Description of the task: Leave out the pictures, then reproduce the rest of the material exactly.

Given information:
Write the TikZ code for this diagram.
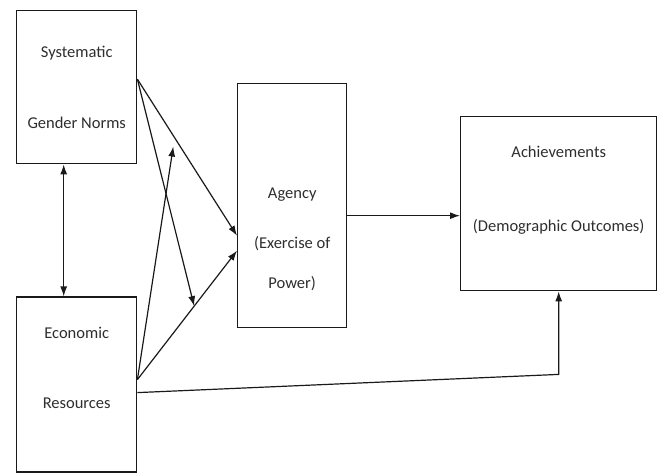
\documentclass[tikz,border=0pt]{standalone}
\usepackage{fontspec}
\setmainfont{Carlito}
\usetikzlibrary{positioning, arrows.meta, calc}
\definecolor{LineA}{HTML}{1A1A1A}
\definecolor{TextA}{HTML}{2E2E2E}
\tikzset{
  bx/.style={draw=LineA, line width=1.4pt, align=center, text=TextA,
             font=\fontsize{16.5}{19}\selectfont, inner sep=0pt},
  ar/.style={-{Latex[length=10pt,width=7pt]}, line width=1.2pt, draw=LineA},
  dar/.style={{Latex[length=10pt,width=7pt]}-{Latex[length=10pt,width=7pt]},
              line width=1.2pt, draw=LineA},
}

\begin{document}
\begin{tikzpicture}[x=1pt, y=-1pt]
  \useasboundingbox (0,0) rectangle (662,472);

  % boxes
  \node[bx, anchor=north west, minimum width=120pt, minimum height=153pt] (sgn) at (16,10)
       {Systematic\\[52pt]Gender Norms};
  \node[bx, below=132pt of sgn, minimum width=120pt, minimum height=175pt,
        text depth=34pt] (eco)
       {Economic\\[51pt]Resources};
  \node[bx, anchor=north west, minimum width=109pt, minimum height=244pt,
        text height=168pt] (ag) at (237,83)
       {Agency\\[31pt](Exercise of\\[21pt]Power)};
  \node[bx, anchor=north west, minimum width=196pt, minimum height=174pt,
        text depth=30pt] (ach) at (460,116)
       {Achievements\\[55pt](Demographic Outcomes)};

  % connector ends
  \coordinate (sgnOut) at ([yshift=8pt]sgn.east);
  \coordinate (ecoOut) at ([yshift=5pt]eco.east);
  \coordinate (ecoLow) at ([yshift=-8pt]eco.east);
  \coordinate (agInA) at ([yshift=-30pt]ag.west);
  \coordinate (agInB) at ([yshift=-45pt]ag.west);
  \coordinate (modB) at ($(ecoOut)!0.57!(agInB)$);
  \coordinate (modA) at ($(sgnOut)!0.36!(agInA) + (0,11)$);
  \coordinate (bend) at ([yshift=-83pt]ach.south);

  \draw[dar] ([xshift=-13pt]sgn.south) -- ([xshift=-13pt]eco.north);
  \draw[ar] (sgnOut) -- (agInA);
  \draw[ar] (sgnOut) -- (modB);
  \draw[ar] (ecoOut) -- (agInB);
  \draw[ar] (ecoOut) -- (modA);
  \draw[ar] ([yshift=-10pt]ag.east) -- ([yshift=-10pt]ag.east -| ach.west);
  \draw[ar] (ecoLow) -- (bend) -- (ach.south);
\end{tikzpicture}
\end{document}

Answer for the task:
Write the TikZ code for this diagram.
\documentclass[tikz,border=0pt]{standalone}
\usepackage{fontspec}
\setmainfont{Carlito}
\usetikzlibrary{positioning, arrows.meta, calc}
\definecolor{LineA}{HTML}{1A1A1A}
\definecolor{TextA}{HTML}{2E2E2E}
\tikzset{
  bx/.style={draw=LineA, line width=1.4pt, align=center, text=TextA,
             font=\fontsize{16.5}{19}\selectfont, inner sep=0pt},
  ar/.style={-{Latex[length=10pt,width=7pt]}, line width=1.2pt, draw=LineA},
  dar/.style={{Latex[length=10pt,width=7pt]}-{Latex[length=10pt,width=7pt]},
              line width=1.2pt, draw=LineA},
}

\begin{document}
\begin{tikzpicture}[x=1pt, y=-1pt]
  \useasboundingbox (0,0) rectangle (662,472);

  % boxes
  \node[bx, anchor=north west, minimum width=120pt, minimum height=153pt] (sgn) at (16,10)
       {Systematic\\[52pt]Gender Norms};
  \node[bx, below=132pt of sgn, minimum width=120pt, minimum height=175pt,
        text depth=34pt] (eco)
       {Economic\\[51pt]Resources};
  \node[bx, anchor=north west, minimum width=109pt, minimum height=244pt,
        text height=168pt] (ag) at (237,83)
       {Agency\\[31pt](Exercise of\\[21pt]Power)};
  \node[bx, anchor=north west, minimum width=196pt, minimum height=174pt,
        text depth=30pt] (ach) at (460,116)
       {Achievements\\[55pt](Demographic Outcomes)};

  % connector ends
  \coordinate (sgnOut) at ([yshift=8pt]sgn.east);
  \coordinate (ecoOut) at ([yshift=5pt]eco.east);
  \coordinate (ecoLow) at ([yshift=-8pt]eco.east);
  \coordinate (agInA) at ([yshift=-30pt]ag.west);
  \coordinate (agInB) at ([yshift=-45pt]ag.west);
  \coordinate (modB) at ($(ecoOut)!0.57!(agInB)$);
  \coordinate (modA) at ($(sgnOut)!0.36!(agInA) + (0,11)$);
  \coordinate (bend) at ([yshift=-83pt]ach.south);

  \draw[dar] ([xshift=-13pt]sgn.south) -- ([xshift=-13pt]eco.north);
  \draw[ar] (sgnOut) -- (agInA);
  \draw[ar] (sgnOut) -- (modB);
  \draw[ar] (ecoOut) -- (agInB);
  \draw[ar] (ecoOut) -- (modA);
  \draw[ar] ([yshift=-10pt]ag.east) -- ([yshift=-10pt]ag.east -| ach.west);
  \draw[ar] (ecoLow) -- (bend) -- (ach.south);
\end{tikzpicture}
\end{document}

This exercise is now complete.